Clean /(klēn)/
Clean
a.
- Free from dirt or filth; as, clean clothes.
- Free from that which is useless or injurious; without defects; as, clean land; clean timber.
- Free from awkwardness; not bungling; adroit; dexterous; as, a clean trick; a clean leap over a fence.
- Free from errors and vulgarisms; as, a clean style.
-
Free from restraint or neglect; complete; entire.
When ye reap the harvest of your land, thou shalt not make clean riddance of corners of thy field.
-
Free from moral defilement; sinless; pure.

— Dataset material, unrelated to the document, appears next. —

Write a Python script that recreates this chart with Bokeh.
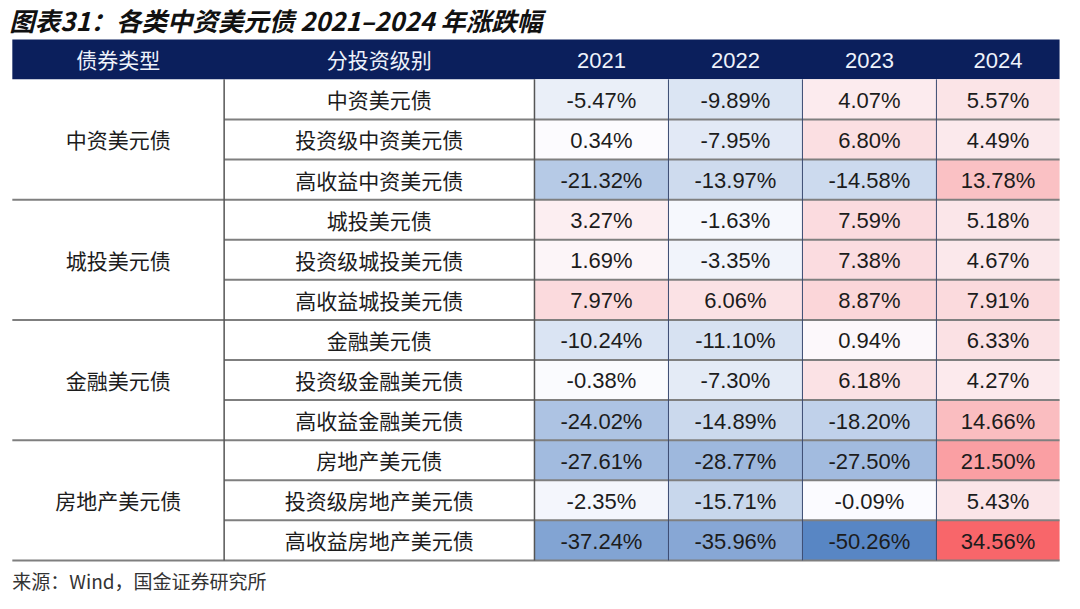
import numpy as np
from bokeh.plotting import figure
from bokeh.models import Range1d
from bokeh.core.properties import value
from bokeh.embed import file_html
from bokeh.resources import INLINE

# ---------------- data ----------------
title_text = "图表31：各类中资美元债 2021–2024 年涨跌幅"
source_text = "来源：Wind，国金证券研究所"
header_labels = ["债券类型", "分投资级别"]
years = ["2021", "2022", "2023", "2024"]
groups = ["中资美元债", "城投美元债", "金融美元债", "房地产美元债"]
subcategories = [
    "中资美元债", "投资级中资美元债", "高收益中资美元债",
    "城投美元债", "投资级城投美元债", "高收益城投美元债",
    "金融美元债", "投资级金融美元债", "高收益金融美元债",
    "房地产美元债", "投资级房地产美元债", "高收益房地产美元债",
]
v2021 = [-5.47, 0.34, -21.32, 3.27, 1.69, 7.97, -10.24, -0.38, -24.02, -27.61, -2.35, -37.24]
v2022 = [-9.89, -7.95, -13.97, -1.63, -3.35, 6.06, -11.10, -7.30, -14.89, -28.77, -15.71, -35.96]
v2023 = [4.07, 6.80, -14.58, 7.59, 7.38, 8.87, 0.94, 6.18, -18.20, -27.50, -0.09, -50.26]
v2024 = [5.57, 4.49, 13.78, 5.18, 4.67, 7.91, 6.33, 4.27, 14.66, 21.50, 5.43, 34.56]
series = [v2021, v2022, v2023, v2024]

# ---------------- layout (reference pixel space) ----------------
X0, X1, X2, XR = 12, 227, 542, 1075
year_edges = [542, 678, 814, 950, 1075]
HT, HB = 40, 81
ROW_H = (575 - 81) / 12.0
n_rows = len(subcategories)
per_group = n_rows // len(groups)

def row_top(i):
    return HB + i * ROW_H

# colour scale (Excel style 3-colour: blue / white / red)
all_vals = np.array(series).ravel()
lo, mid, hi = all_vals.min(), np.percentile(all_vals, 50), all_vals.max()
c_lo = np.array([88, 134, 196])
c_mid = np.array([252, 252, 255])
c_hi = np.array([248, 102, 106])

def cell_color(v):
    if v <= mid:
        t = (v - lo) / (mid - lo)
        c = c_lo + t * (c_mid - c_lo)
    else:
        t = (v - mid) / (hi - mid)
        c = c_mid + t * (c_hi - c_mid)
    c = np.clip(np.round(c), 0, 255).astype(int)
    return "#%02x%02x%02x" % tuple(c)

p = figure(width=1064, height=593, x_range=Range1d(0, 1080), y_range=Range1d(609, 0),
           output_backend="svg", toolbar_location=None, min_border=0,
           x_axis_type=None, y_axis_type=None)
p.grid.visible = False
p.outline_line_color = None
p.background_fill_color = "white"
p.border_fill_color = "white"

CJK = value("Noto Sans CJK SC")
LAT = value("Liberation Sans")

# title
p.text(x=[9], y=[19], text=[title_text], text_font=CJK, text_font_size="25.5px",
       text_font_style="bold italic", text_color="#111111",
       text_align="left", text_baseline="middle")

# header band
p.quad(left=[X0], right=[XR], top=[HT], bottom=[HB], fill_color="#0b1f5c", line_color=None)
hx = [(X0 + X1) / 2, (X1 + X2) / 2]
p.text(x=hx, y=[(HT + HB) / 2] * 2, text=header_labels, text_font=CJK, text_font_size="21px",
       text_color="#eef2fb", text_align="center", text_baseline="middle")
yx = [(year_edges[k] + year_edges[k + 1]) / 2 for k in range(4)]
p.text(x=yx, y=[(HT + HB) / 2 + 1] * 4, text=years, text_font=LAT, text_font_size="22px",
       text_color="#eef2fb", text_align="center", text_baseline="middle")

# data cells
L, R, T, B, C, TX, TY, TT = [], [], [], [], [], [], [], []
for k, vals in enumerate(series):
    for i, v in enumerate(vals):
        L.append(year_edges[k]); R.append(year_edges[k + 1])
        T.append(row_top(i)); B.append(row_top(i + 1))
        C.append(cell_color(v))
        TX.append((year_edges[k] + year_edges[k + 1]) / 2)
        TY.append(row_top(i) + ROW_H / 2 + 1)
        TT.append("%.2f%%" % v)
p.quad(left=L, right=R, top=T, bottom=B, fill_color=C, line_color=None)
p.text(x=TX, y=TY, text=TT, text_font=LAT, text_font_size="22px", text_color="#1c1c1c",
       text_align="center", text_baseline="middle")

# sub-category labels
p.text(x=[(X1 + X2) / 2] * n_rows, y=[row_top(i) + ROW_H / 2 for i in range(n_rows)],
       text=subcategories, text_font=CJK, text_font_size="21px", text_color="#1c1c1c",
       text_align="center", text_baseline="middle")
# group labels
p.text(x=[(X0 + X1) / 2] * len(groups),
       y=[row_top(g * per_group) + per_group * ROW_H / 2 for g in range(len(groups))],
       text=groups, text_font=CJK, text_font_size="21px", text_color="#1c1c1c",
       text_align="center", text_baseline="middle")

# horizontal rules
sx0, sx1, sy = [], [], []
for i in range(1, n_rows + 1):
    y = row_top(i)
    sx0.append(X0 if i % per_group == 0 else X1)
    sx1.append(XR)
    sy.append(y)
p.segment(x0=sx0, x1=sx1, y0=sy, y1=sy, line_color="#7f7f7f", line_width=2)

# vertical rules
p.segment(x0=[X1, X2], x1=[X1, X2], y0=[HB, HB], y1=[row_top(n_rows)] * 2,
          line_color="#555555", line_width=1.5)
vx = year_edges[1:4]
p.segment(x0=vx, x1=vx, y0=[HB] * 3, y1=[row_top(n_rows)] * 3,
          line_color="#3a4a70", line_width=1)

# source note
p.text(x=[12], y=[596], text=[source_text], text_font=CJK, text_font_size="19px",
       text_color="#333333", text_align="left", text_baseline="middle")

open("out.html", "w").write(file_html(p, INLINE))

Create in me a clean heart, O God.
That I am whole, and clean, and meet for Heaven
- Free from ceremonial defilement. (Script.)

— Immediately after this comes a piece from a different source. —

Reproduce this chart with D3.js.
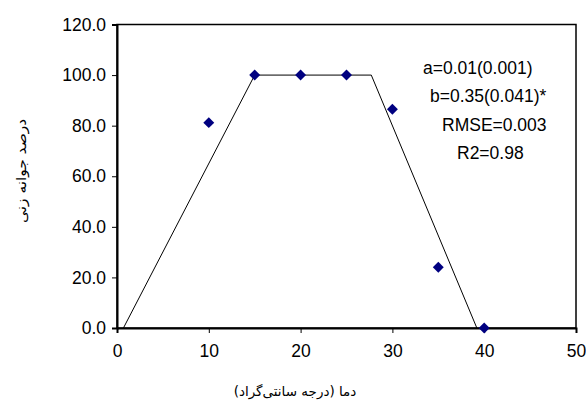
<!DOCTYPE html>
<meta charset="utf-8">
<style>
body {
  margin: 0;
  background: #ffffff;
}
svg {
  display: block;
}
text {
  font-family: 'Liberation Sans', Arial, sans-serif;
  fill: #000000;
}
text.label {
  font-family: 'DejaVu Sans', 'Noto Sans', sans-serif;
  font-size: 13.5px;
}
text.stat {
  font-size: 17.5px;
}
</style>
<body>
<svg width="586" height="401"></svg>
<script src="https://d3js.org/d3.v7.min.js"></script>
<script>

    // observed germination (%) at each temperature
    const temps = [10, 15, 20, 25, 30, 35, 40];
    const germ = [81.2, 100, 100, 100, 86.5, 24.0, 0];

    // fitted trapezoid model (corner points)
    const fitTemps = [0.7, 15, 27.7, 39.2];
    const fitGerm = [0, 100, 100, 0];

    const xTicks = [0, 10, 20, 30, 40, 50];
    const yTicks = [0, 20, 40, 60, 80, 100, 120];

    const stats = ['a=0.01(0.001)', 'b=0.35(0.041)*', 'RMSE=0.003', 'R2=0.98'];

    const svg = d3.select('svg');

    const plotL = 117, plotR = 576, plotT = 24.5, plotB = 328;

    const xScale = d3.scaleLinear()
      .domain([0, 50])
      .range([plotL, plotR]);

    const yScale = d3.scaleLinear()
      .domain([0, 120])
      .range([plotB, plotT]);

    // plot frame
    svg.append('rect')
      .attr('x', plotL)
      .attr('y', plotT)
      .attr('width', plotR - plotL)
      .attr('height', plotB - plotT)
      .attr('fill', 'none')
      .attr('stroke', '#000')
      .attr('stroke-width', 1.5);

    const xAxis = svg.append('g')
      .attr('transform', `translate(0, ${plotB})`)
      .call(d3.axisBottom(xScale)
        .tickValues(xTicks)
        .tickSize(5)
        .tickPadding(12)
        .tickFormat(d3.format('d')));

    const yAxis = svg.append('g')
      .attr('transform', `translate(${plotL}, 0)`)
      .call(d3.axisLeft(yScale)
        .tickValues(yTicks)
        .tickSize(5)
        .tickPadding(6)
        .tickFormat(d3.format('.1f')));

    [xAxis, yAxis].forEach(g => {
      g.select('.domain').attr('stroke', '#000').attr('stroke-width', 2);
      g.selectAll('.tick line').attr('stroke', '#000').attr('stroke-width', 1);
      g.selectAll('.tick text')
        .attr('fill', '#000')
        .style('font-family', "'Liberation Sans', Arial, sans-serif")
        .style('font-size', '17.5px');
    });

    // model line
    const fit = fitTemps.map((t, i) => [t, fitGerm[i]]);
    svg.append('path')
      .datum(fit)
      .attr('fill', 'none')
      .attr('stroke', '#000')
      .attr('stroke-width', 1)
      .attr('d', d3.line()
        .x(d => xScale(d[0]))
        .y(d => yScale(d[1])));

    // observed points
    const diamond = d3.symbol().type(d3.symbolSquare).size(60);
    svg.selectAll('.pt')
      .data(temps)
      .enter()
      .append('path')
      .attr('class', 'pt')
      .attr('d', diamond)
      .attr('fill', '#000080')
      .attr('transform', (d, i) => `translate(${xScale(d)}, ${yScale(germ[i])}) rotate(45)`);

    // fit statistics
    const statX = [423, 430, 442, 457];
    svg.selectAll('.stat')
      .data(stats)
      .enter()
      .append('text')
      .attr('class', 'stat')
      .attr('x', (d, i) => statX[i])
      .attr('y', (d, i) => 73.5 + i * 28.5)
      .text(d => d);

    svg.append('text')
      .attr('class', 'label')
      .attr('transform', 'translate(26, 171) rotate(-90)')
      .attr('text-anchor', 'middle')
      .attr('direction', 'rtl')
      .attr('textLength', 104)
      .attr('lengthAdjust', 'spacingAndGlyphs')
      .text('درصد جوانه زنی');

    svg.append('text')
      .attr('class', 'label')
      .attr('x', 295)
      .attr('y', 396)
      .attr('text-anchor', 'middle')
      .attr('direction', 'rtl')
      .text('دما (درجه سانتی‌گراد)');

</script>
</body>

- Free from that which is corrupting to the morals; pure in tone; healthy.
- Well-proportioned; shapely; as, clean limbs.
Phrases & Compounds
- A clean bill of health
- a certificate from the proper authority that a ship is free from infection.
- Clean breach
- See under Breach, n., 4.
- To make a clean breast
- See under Breast.
Clean
adv.
-
Without limitation or remainder; quite; perfectly; wholly; entirely.
All the people were passed clean over Jordan.
- Without miscarriage; not bunglingly; dexterously. [Obs.]
Clean
v. t.
imp. & p. p. Cleaned; p. pr. & vb. n. Cleaning
- To render clean; to free from whatever is foul, offensive, or extraneous; to purify; to cleanse.
Phrases & Compounds
- To clean out
- to exhaust; to empty; to get away from (one) all his money.